Although it is fair to say that my days of hating on MTV are over (since there are so many alternatives for good music programming nowadays – online I mean), my general disappointment with their trash content was reawakened by this recent clip. It reminded me of something I read recently which I thought was nicely written. Here is an excerpt from ©ontent, a collection of must-read essays by Cory Doctorow (must read for anyone interested in copyright issues, internet culture and the evolution of entertainment industries). Please note the bold.

2.6 Metrics influence results

Agreeing to a common yardstick for measuring the important stuff in any domain necessarily privileges the items that score high on that metric, regardless of those items’ overall suitability. IQ tests privilege people who are good at IQ tests, Nielsen Ratings privilege 30- and 60-minute TV shows (which is why MTV doesn’t show videos any more — Nielsen couldn’t generate ratings for 3-minute mini-programs, and so MTV couldn’t demonstrate the value of advertising on its network), raw megahertz scores privilege Intel’s CISC chips over Motorola’s RISC chips. Ranking axes are mutually exclusive: software that scores high for security scores low for convenience, desserts that score high for decadence score low for healthiness. Every player in a meta- data standards body wants to emphasize their high-scoring axes and de-emphasize (or, if possible, ignore altogether) their low- scoring axes.

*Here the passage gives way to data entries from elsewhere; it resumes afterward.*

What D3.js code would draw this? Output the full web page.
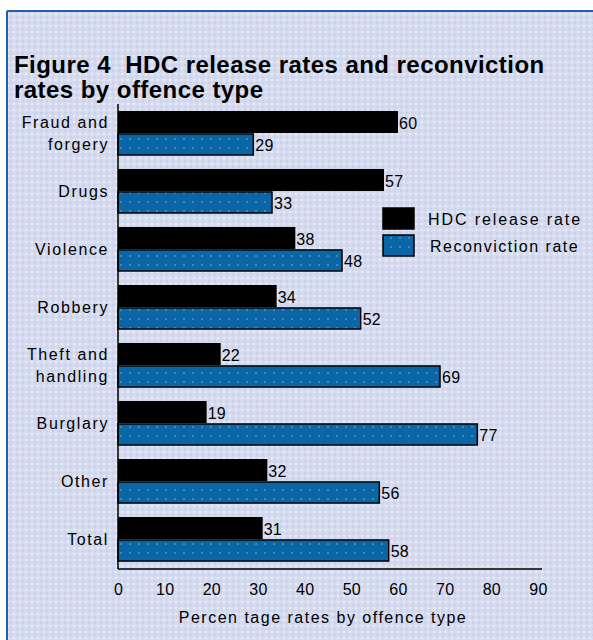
<!DOCTYPE html>
<html><head><meta charset="utf-8">
<script src="https://cdn.jsdelivr.net/npm/d3@7"></script>
<style>body{margin:0;background:#fff}svg{display:block}</style>
</head><body>
<script>
const categories = ["Fraud and|forgery","Drugs","Violence","Robbery","Theft and|handling","Burglary","Other","Total"];
const hdcRelease = [60,57,38,34,22,19,32,31];
const reconviction = [29,33,48,52,69,77,56,58];
const xTicks = [0,10,20,30,40,50,60,70,80,90];
const seriesNames = ["HDC release rate","Reconviction rate"];
const titleLines = ["Figure 4\u00a0\u00a0HDC release rates and reconviction","rates by offence type"];
const axisTitle = "Percen tage rates by offence type";

const W=593,H=640;
const svg=d3.select("body").append("svg").attr("width",W).attr("height",H);
const defs=svg.append("defs");
const bg=defs.append("pattern").attr("id","bg").attr("width",6).attr("height",6).attr("patternUnits","userSpaceOnUse");
bg.append("rect").attr("width",6).attr("height",6).attr("fill","#d5daee");
bg.append("rect").attr("x",1).attr("y",1).attr("width",2).attr("height",2).attr("fill","#e4f2f8");
bg.append("rect").attr("x",4).attr("y",4).attr("width",2).attr("height",2).attr("fill","#cbd1ea");
const bp=defs.append("pattern").attr("id","bluep").attr("width",9).attr("height",9).attr("patternUnits","userSpaceOnUse");
bp.append("rect").attr("width",9).attr("height",9).attr("fill","#0b66a6");
bp.append("rect").attr("x",3).attr("y",3).attr("width",2).attr("height",2).attr("fill","#3f86c8");

svg.append("rect").attr("width",W).attr("height",H).attr("fill","#fff");
svg.append("rect").attr("x",7).attr("y",11).attr("width",W-7).attr("height",H-11).attr("fill","url(#bg)");
svg.append("line").attr("x1",7).attr("x2",W).attr("y1",11).attr("y2",11).attr("stroke","#1f5fb0").attr("stroke-width",2);
svg.append("line").attr("x1",7).attr("x2",7).attr("y1",11).attr("y2",H).attr("stroke","#1f5fb0").attr("stroke-width",2);

const tg=svg.append("g").attr("font-family","Liberation Sans, Arial, sans-serif").attr("font-weight","bold").attr("font-size",24).attr("fill","#000");
titleLines.forEach((t,i)=>tg.append("text").attr("x",14).attr("y",73+i*25).attr("letter-spacing",0.45).text(t));

const x=d3.scaleLinear().domain([0,90]).range([118,538]);
const y=d3.scaleBand().domain(categories).range([104,569]).paddingInner(0.224).paddingOuter(0.12);
const sub=d3.scaleBand().domain(seriesNames).range([0,y.bandwidth()]).paddingInner(0.04);

const font="Liberation Sans, Arial, sans-serif";
const g=svg.append("g");
categories.forEach((c,i)=>{
  const y0=y(c);
  g.append("rect").attr("x",x(0)).attr("y",y0+sub(seriesNames[0])).attr("width",x(hdcRelease[i])-x(0)).attr("height",sub.bandwidth()).attr("fill","#000");
  g.append("rect").attr("x",x(0)).attr("y",y0+sub(seriesNames[1])).attr("width",x(reconviction[i])-x(0)).attr("height",sub.bandwidth()-1).attr("fill","url(#bluep)").attr("stroke","#000").attr("stroke-width",1.5);
  g.append("text").attr("x",x(hdcRelease[i])+1).attr("y",y0+sub(seriesNames[0])+sub.bandwidth()/2+1).attr("dy","0.35em")
    .attr("font-family",font).attr("font-size",16).attr("letter-spacing",0.3).text(hdcRelease[i]);
  g.append("text").attr("x",x(reconviction[i])+2).attr("y",y0+sub(seriesNames[1])+sub.bandwidth()/2).attr("dy","0.35em")
    .attr("font-family",font).attr("font-size",16).attr("letter-spacing",0.3).text(reconviction[i]);
  const lines=c.split("|");
  const cy=y0+y.bandwidth()/2;
  const lt=g.append("text").attr("text-anchor","end").attr("font-family",font).attr("font-size",16).attr("letter-spacing",1.6);
  if(lines.length===1){
    lt.append("tspan").attr("x",109).attr("y",cy).attr("dy","0.35em").text(lines[0]);
  } else {
    lt.append("tspan").attr("x",109).attr("y",cy-11).attr("dy","0.35em").text(lines[0]);
    lt.append("tspan").attr("x",109).attr("y",cy+11).attr("dy","0.35em").text(lines[1]);
  }
});

g.append("line").attr("x1",x(0)).attr("x2",x(0)).attr("y1",104).attr("y2",569).attr("stroke","#000").attr("stroke-width",1.5);
const ax=svg.append("g").attr("transform","translate(0,569)").call(d3.axisBottom(x).tickValues(xTicks).tickSize(0).tickPadding(15));
ax.select(".domain").attr("stroke","#000").attr("stroke-width",1.5).attr("d",`M${x(0)},0H542`);
ax.selectAll("text").attr("font-family",font).attr("font-size",16).attr("fill","#000").attr("letter-spacing",0.3);
svg.append("text").attr("x",323).attr("y",623).attr("text-anchor","middle").attr("font-family",font).attr("font-size",16).attr("letter-spacing",1.5).text(axisTitle);

const lg=svg.append("g");
seriesNames.forEach((s,i)=>{
  const yy=208+i*27;
  lg.append("rect").attr("x",383).attr("y",yy).attr("width",31).attr("height",21).attr("fill",i?"url(#bluep)":"#000").attr("stroke","#000").attr("stroke-width",1.5);
  lg.append("text").attr("x",i?430:428).attr("y",yy+11).attr("dy","0.35em").attr("font-family",font).attr("font-size",16).attr("letter-spacing",i?1.5:1.9).text(s);
});
</script>
</body></html>
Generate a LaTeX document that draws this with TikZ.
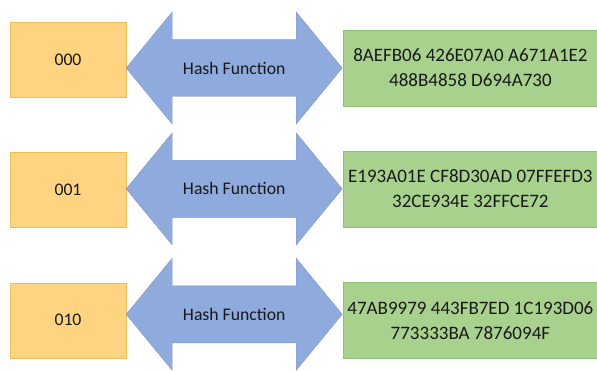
\documentclass[tikz,border=0pt]{standalone}
\usepackage{fontspec}
\setmainfont{Carlito}
\usepackage{tikz}
\usetikzlibrary{positioning}

\definecolor{keyfill}{HTML}{FFD480}
\definecolor{keydraw}{HTML}{F2BC55}
\definecolor{hashfill}{HTML}{8FAADC}
\definecolor{hashdraw}{HTML}{7D97CB}
\definecolor{digestfill}{HTML}{A9D18E}
\definecolor{digestdraw}{HTML}{8EBF72}

\begin{document}
\begin{tikzpicture}[
    x=1pt, y=1pt,
    node distance=55pt,
    every node/.style={font=\fontsize{17.7}{25}\selectfont, text=black!90, inner sep=0pt},
    keybox/.style={draw=keydraw, fill=keyfill, minimum width=116pt, minimum height=75pt},
    hasharrow/.style={draw=hashdraw, fill=hashfill, line join=miter},
    digestbox/.style={draw=digestdraw, fill=digestfill, minimum width=254pt, minimum height=76pt, align=center,
        font=\fontsize{19}{25}\selectfont}
]
\useasboundingbox (0,0) rectangle (597,370);

\node (key1) [keybox] at (68,310.5) {000};
\node (key2) [keybox, below=of key1] {001};
\node (key3) [keybox, below=of key2] {010};

\coordinate (tip1) at ([yshift=-8.5pt]key1.east);
\coordinate (tip2) at ([yshift=1pt]key2.east);
\coordinate (tip3) at ([yshift=6pt]key3.east);

\draw[hasharrow] (tip1) -- ++(46,56) -- ++(0,-27.5) -- ++(124,0) -- ++(0,27.5) -- ++(46,-56)
    -- ++(-46,-56) -- ++(0,27.5) -- ++(-124,0) -- ++(0,-27.5) -- cycle;
\draw[hasharrow] (tip2) -- ++(46,56) -- ++(0,-27.5) -- ++(124,0) -- ++(0,27.5) -- ++(46,-56)
    -- ++(-46,-56) -- ++(0,27.5) -- ++(-124,0) -- ++(0,-27.5) -- cycle;
\draw[hasharrow] (tip3) -- ++(46,56) -- ++(0,-27.5) -- ++(124,0) -- ++(0,27.5) -- ++(46,-56)
    -- ++(-46,-56) -- ++(0,27.5) -- ++(-124,0) -- ++(0,-27.5) -- cycle;

\node (hash1) at ([xshift=108pt]tip1) {Hash Function};
\node (hash2) at ([xshift=108pt]tip2) {Hash Function};
\node (hash3) at ([xshift=108pt]tip3) {Hash Function};

\node (digest1) [digestbox, right=217pt of tip1] {8AEFB06 426E07A0 A671A1E2\\ 488B4858 D694A730};
\node (digest2) [digestbox, right=217pt of tip2] {E193A01E CF8D30AD 07FFEFD3\\ 32CE934E 32FFCE72};
\node (digest3) [digestbox, right=217pt of tip3, yshift=-6pt] {47AB9979 443FB7ED 1C193D06\\ 773333BA 7876094F};

\end{tikzpicture}
\end{document}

It’s wishful thinking to believe that a group of people competing to advance their agendas will be universally pleased with any hierarchy of knowledge. The best that we can hope for is a detente in which everyone is equally miserable.

I guess we all kind of knew MTV not playing videos must have something to do with selling more commercials, but to have its quantifiable source revealed is interesting. Viacom unknowingly disbanding what was probably an extremely valuable body of programming and production units is ironic now, seeing as how they are trying to duplicate their initial success online and are having trouble competing with independent non-corporate backed sites.